A few years ago, Richard Brookhiser, an editor of National Review
and a boardmember of the Corporation for Public Broadcasting—appointed by President Reagan, needless to add—did address the question of the purposes of public radio and television, by way of the content of public affairs programs. He proposed that the CPB board undertake a careful, scientific investigation—insofar as program content can be assessed and evaluated scientifically—of program bias. Was there any? Was it “liberal” or “conservative” or neither, or some of both? Was this programming markedly anything that could be identified? His proposal was greeted with hysterical shouts of neo-McCarthyism, and he was accused of trying to limit the options of the creative community. I suspect that all Mr. Brookhiser was up to was trying to answer the questions, “What are we doing?” and “How are we doing?” and “How if at all is the public served by what and how we’re doing?”—and I think these are very appropriate questions indeed for those who oversee the expenditure of public funds. Well, a study was undertaken; it was not regarded as especially definitive; its findings were ambiguous, and the matter was dropped.
Now, please understand me: I do not presume to suggest that public broadcasting is about to bring the walls of our Republic crashing down. I doubt that any institution has that capability (fortunately) in our society. But I do think that public broadcasting has an important influence, that it does affect public attitudes, and that it does bear also on our values. I think that we need more and more scientific, critical analyses of all television programming but especially of public television programming. In the first place, public television professes to provide a special, first-class, highest-quality program service. It sets itself up as the bellwether for all of television, and so ought it be judged. Then, too, public television is supported in major part by public funds: another unique level of public responsibility.
Finally, it draws heavily on corporate support, and so the appropriate role of American business in American society is in question.
I especially want to stress this last point. Surely the management of Exxon, for example, does not think of Great Performances
as having any purpose other than elevating the tone of American society by exposure to such marvels as the Met and the Philharmonic—and so it probably does (along with giving consumers a nice, warm feeling for Exxon gas and oil).
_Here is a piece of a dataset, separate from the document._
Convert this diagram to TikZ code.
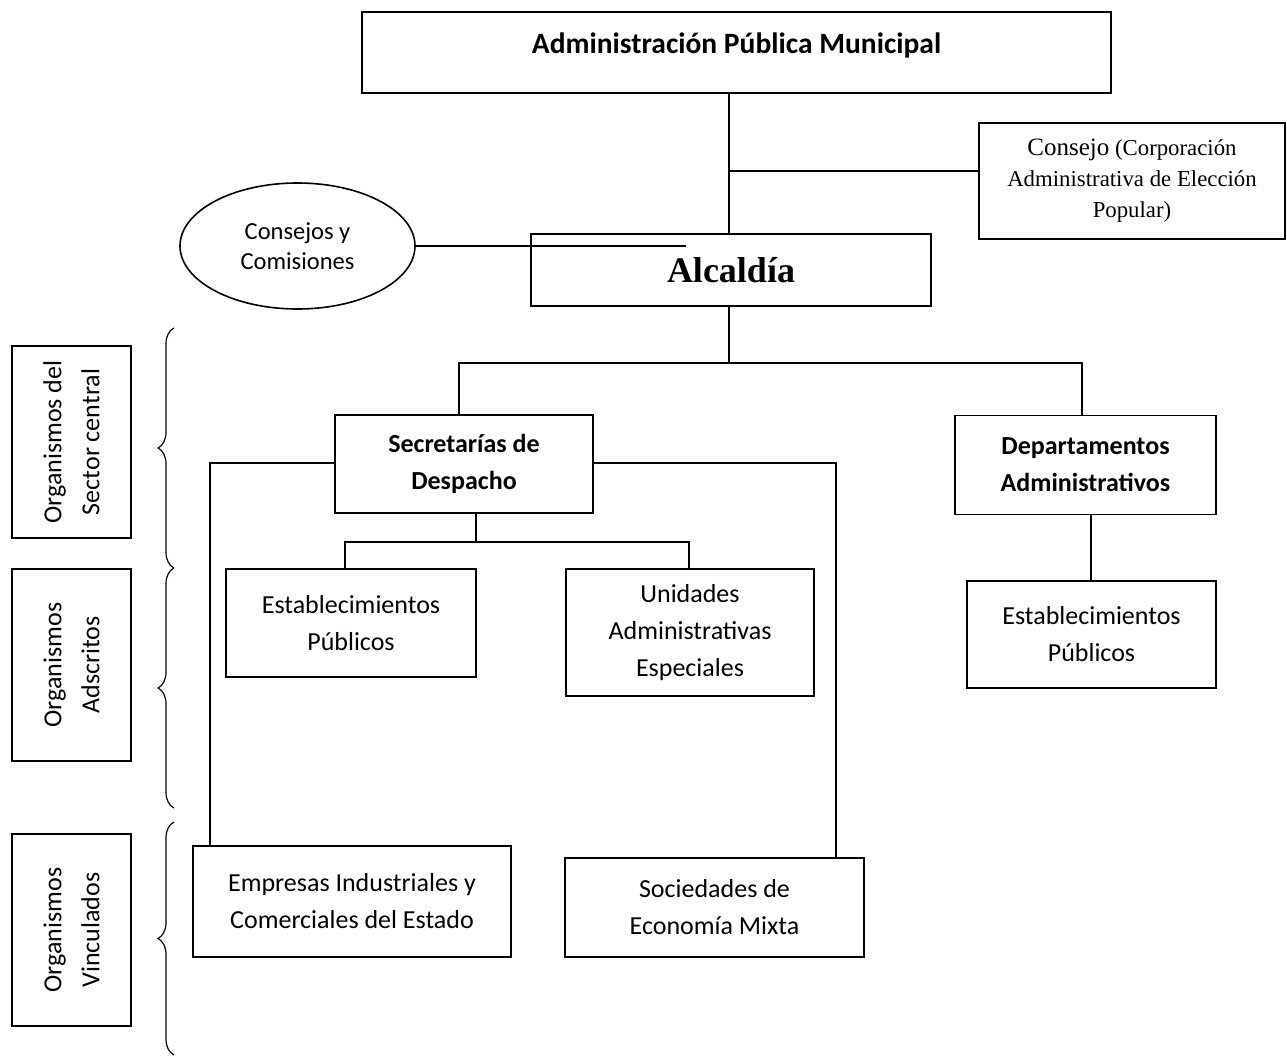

But a lot of other programming rides on the back of these prestigious cultural offerings: the documentaries and think-pieces, for example, designed by the “cultural” iconoclasts who tend to dominate our entertainment and news elites (and who probably rather dislike Exxon among other corporate fat cats). So just how far does Exxon’s responsibility reach?
I do not presume to know the answer to that question, or to any of the others I’ve raised here. But I do think they are important questions for all of us, and for our society. And I think it’s about time we began, systematically, to look for some answers.